The big ballad ‘I Don’t Love You Anymore’ was always a real highlight when showcasing The Quireboys’ more thoughtful side, and this re-recording holds up very well. With an increase in bass and an underscoring slide guitar offering a crying melody throughout, there’s plenty about this version that calls back to the Faces’ ‘Glad & Sorry’. With a slightly more muted feel and perfect lead guitar creating an attention grabbing crescendo, it’s perhaps the best example of this line-up’s more mature approach to arrangement, while ‘There She Goes Again’ captures the old rock ‘n’ roll swagger with ease. Gray’s ragged vocal occasionally seems to bleed into a couple of the louder guitar parts and, as with the re-recorded ‘7 O’Clock’ the piano could certainly be much louder without feeling intrusive, but with a brass section given more room within the arrangement and – as usual – a much more suitable drum sound holding it all together, the good certainly outweighs the bad here, and this will certainly give fans a welcome alternative to an old favourite.
The band’s desires to revisit the past become more obvious on a couple of the album’s deeper cuts.
‘Misled’ really exploits the band’s self-proclaimed “gypsy rock” sound during the stripped down intro where Spike’s voice takes centre stage, and the previous Faces-esque stomp takes a sidestep into more of a groove laden retro rock. As with most of the new versions of these songs. the harmony vocals are certainly more understated, allowing more of the musical melodies to shine through. Likewise, a more sedate ‘Whippin’ Boy’ showcases a more thoughtful and mature band throughout. The main melody is approached in more of a quiet and menacing way, allowing the bass and guitar plenty of room for manoeuvre, and Gray’s vocal takes on something of disquieting menace since he never appears to raise his voice for dramatic effect, instead choosing to croak his way through the narrative like a world-weary traveller who’s lived to tell this dark tale.
Rounding out the album, ‘Man On The Loose’ remains one of the finest rockers within the band’s canon, and even with reduced backing vox and increased cowbell, it still sounds like the best homage to the mid 70s you’d hope to find; the country inflected ‘Sweet Mary Anne’ works well enough with a rougher feel around the edges and ‘Sex Party’ – although beloved by the early audiences – remains the closest the album gets to filler material. Despite this version featuring a cracking guitar solo placed really high in the mix and much dirtier feel in places, it’s all still a little too throwaway for its own good.

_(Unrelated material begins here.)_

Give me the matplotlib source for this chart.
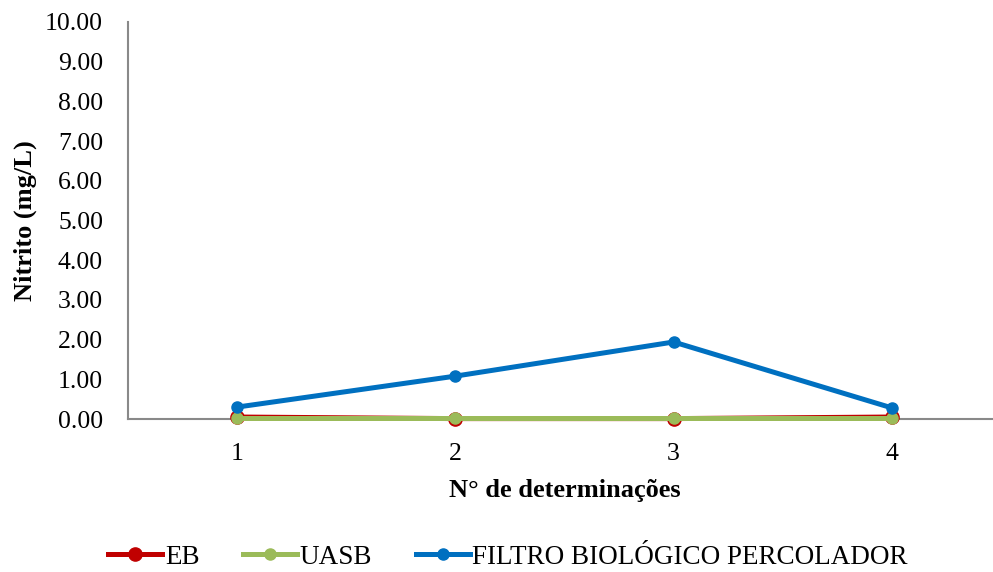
import matplotlib
matplotlib.use("Agg")
import matplotlib.pyplot as plt

categories = [1, 2, 3, 4]
eb = [0.05, 0.01, 0.01, 0.05]
uasb = [0.02, 0.02, 0.02, 0.02]
fbp = [0.30, 1.08, 1.94, 0.28]
yticks = [0, 1, 2, 3, 4, 5, 6, 7, 8, 9, 10]

plt.rcParams['font.family'] = ['Liberation Serif', 'DejaVu Serif']

fig = plt.figure(figsize=(9.93, 5.72), dpi=100)
ax = fig.add_axes([128/993, 1-419/572, (1001-128)/993, (419-22)/572])

ax.plot(categories, eb, color='#C00000', lw=3.6, marker='o', ms=9.5, label='EB', clip_on=False, zorder=3)
ax.plot(categories, uasb, color='#9BBB59', lw=3.6, marker='o', ms=8, label='UASB', clip_on=False, zorder=4)
ax.plot(categories, fbp, color='#0070C0', lw=3.6, marker='o', ms=8, label='FILTRO BIOLÓGICO PERCOLADOR', clip_on=False, zorder=5)

ax.set_xlim(0.5, 4.5)
ax.set_ylim(0, 10)
ax.set_yticks(yticks)
ax.set_yticklabels([f"{v:.2f}" for v in yticks])
ax.set_xticks(categories)
ax.tick_params(axis='both', length=0, labelsize=18.5, colors='black')
ax.tick_params(axis='y', pad=18)
ax.tick_params(axis='x', pad=17)

for s in ['top', 'right']:
    ax.spines[s].set_visible(False)
for s in ['left', 'bottom']:
    ax.spines[s].set_color('#898989')
    ax.spines[s].set_linewidth(1.5)

ax.set_xlabel('N° de determinações', fontsize=19, fontweight='bold', labelpad=10)
ax.set_ylabel('Nitrito (mg/L)', fontsize=19, fontweight='bold', labelpad=6)

fig.legend(loc='center', bbox_to_anchor=(508/993, 1-557/572), ncol=3, frameon=False,
           fontsize=19.5, handlelength=2.0, handletextpad=0.1, columnspacing=1.6)

fig.savefig('out.png', dpi=100)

With some strong performances lending a new and sometimes interesting take on old favourites, this feels like it was designed as more than an excuse to earn new royalties (unlike Jeff Lynne completely re-recording ELO’s Greatest Hits). However, for the casual observer, looking purely beyond the obvious differences in Spike’s delivery, most the changes here will certainly seem slight; this is purely a record for the fans.
After so many years, the original album is so ingrained within the listener’s subconscious, it’s unlikely that any of these versions will ever replace the originals in your affections, but with a tight band on show and a little more thought within the arrangements themselves, a strong case could actually be made for ‘Whippin’ Boy’ and ‘Roses & Rings’ being superior in their own way. In terms of “stop-gap” releases, this anniversary album definitely gives the bigger Quireboys fan a very welcome distraction.